Penso sia capitato a chiunque di ascoltare la storia di qualche persona che, facendo la fila dal medico, alle poste o sull’autobus, inizia parlando del più e del meno e finisce per raccontarti qualcosa di importante, qualcosa che, nel bene o nel male, finisce per insegnarti tanto.
E’ successo anche a me, qualche tempo fa, di iniziare parlando dei confetti delle prime comunioni e finire con l’ascoltare la sofferenza di una madre che, messa davanti alla scelta tra la morte e la vita, ha avuto il coraggio di scegliere la vita, nonostante le mille difficoltà.

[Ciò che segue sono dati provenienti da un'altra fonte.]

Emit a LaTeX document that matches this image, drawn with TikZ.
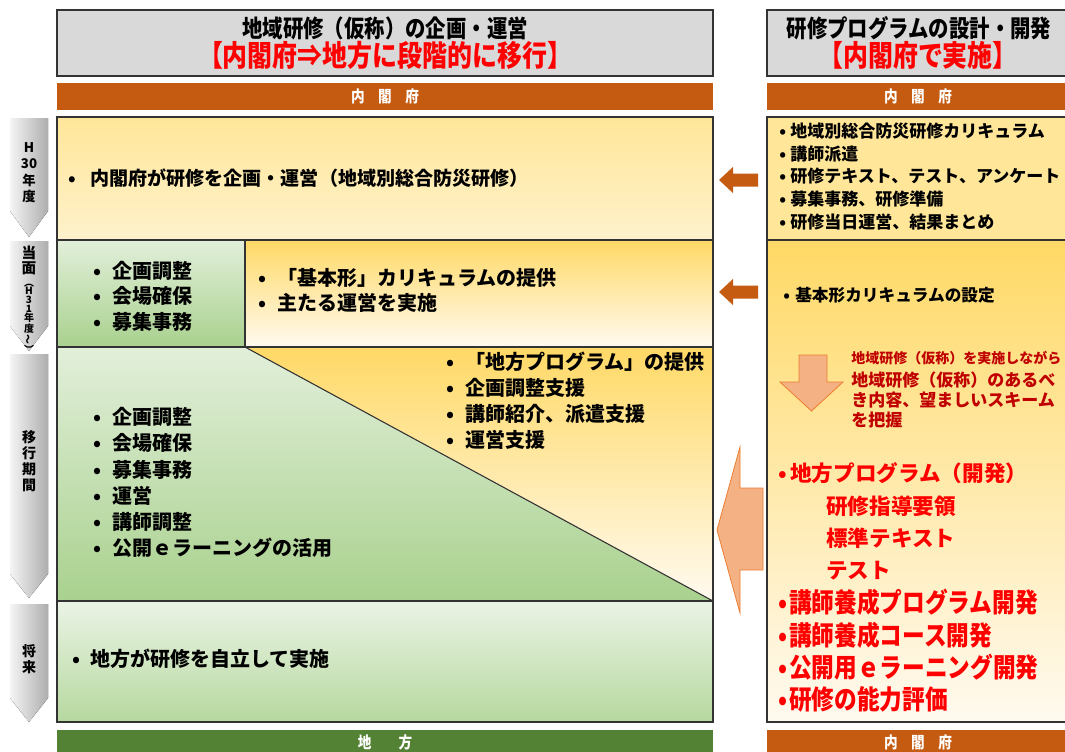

Tutto è iniziato dalla gioia, la gioia di scoprire che dentro di sé è arrivato qualcuno, qualcuno che non era mai esistito e che ora inizia a vivere dentro di lei, frutto dell’amore al suo sposo, quello sposo a cui non vede l’ora di comunicare la novità che sta per entrare nelle loro vite. Ma ecco che il calore della gioia si trasforma nel freddo del dolore, sì, il dolore di un marito che decide di andare via, senza nessun preavviso, senza nessun segnale; in silenzio va via, abbandona la sua sposa e la sua casa, lascia tutto, anche quel figlio che inizia appena ad esistere. E qui il freddo dell’abbandono diventa ghiaccio gelido della morte, lui quel figlio non lo vuole proprio, e mette quella che fino ad allora era stata la sua donna davanti ad un bivio improponibile: chiede la morte di quello sconosciuto che ora sembra soltanto mettere un freno alla sua libertà… E scappa via.
Quella donna è sola, ma quella donna ha tanto, tanto coraggio, quel coraggio che solo una donna innamorata può avere; il coraggio che nasce dalla consapevolezza di essere donna e madre, il coraggio di chi sa che deve custodire e trasmettere la vita! E quella donna dice un secco no a quella proposta di morte, un no così determinato che ha generato il sì più bello di tutta la sua vita, il sì che ogni donna compie dentro di sé accogliendo quell’esserino che da un secondo all’altro inizia ad esistere dentro di lei.
Nessun combattimento dentro di lei, tanto dolore, questo sì, ma nessun tentennamento: lei quel bambino lo ha accolto fin dal primo istante in cui lo aveva percepito e non avrebbe permesso a nessuno al mondo di portarglielo via.
Nelle parole di quella donna percepisco tutta la sua fatica per essere stata sola, ma anche tanto amore e tantissima generosità, la generosità di cui solo una vera madre è capace; percepisco anche il dolore che è ancora vivo, nonostante siano passati tanti anni e adesso quel bambino, grazie a lei, è diventato un uomo. Il viso si accende di una vivissima emozione, quasi di rabbia, quando mi rivela la sua più grande ferita: «potrei perdonargli tutto, tutto il male che mi ha fatto, ma non potrò mai perdonargli di aver attentato alla vita di mio figlio!»
E’ la mia fermata, saluto e scendo, in silenzio e a testa bassa…
Nel tragitto verso casa penso e ripenso a quelle parole, e non riesco a trattenere le lacrime quando lo racconto.
Nonostante i decenni passati, quella madre sente ancora vivo il dolore di quella piaga di cui, grazie al suo coraggio, è stata solo sfiorata, e a cui ha saputo reagire con tutta la sua forza. Adesso la sua vita è felice, piena dell’amore di quel figlio che ha saputo proteggere e che le volevano portare via.
Io dopo quell’incontro sento come un peso sullo stomaco e mi sento di darvi un consiglio, affinché il dolore di quella donna non si ripeta mai più: ragazzi, siamo noi che dobbiamo difendere la vita dei più deboli, siamo noi gli uomini, abbiamo perciò il coraggio di lottare e di difendere con le unghia e con i denti e, se necessario, persino con la nostra stessa vita, la vita di chi è più indifeso, di chi ci è affidato; diventiamo veri uomini e non codardi che scappano, veri uomini sull’esempio di questa donna e insieme a lei di tantissime altre donne e ragazze che, più forti degli uomini, hanno saputo dire sì alla vita, sfidando tutto e tutti.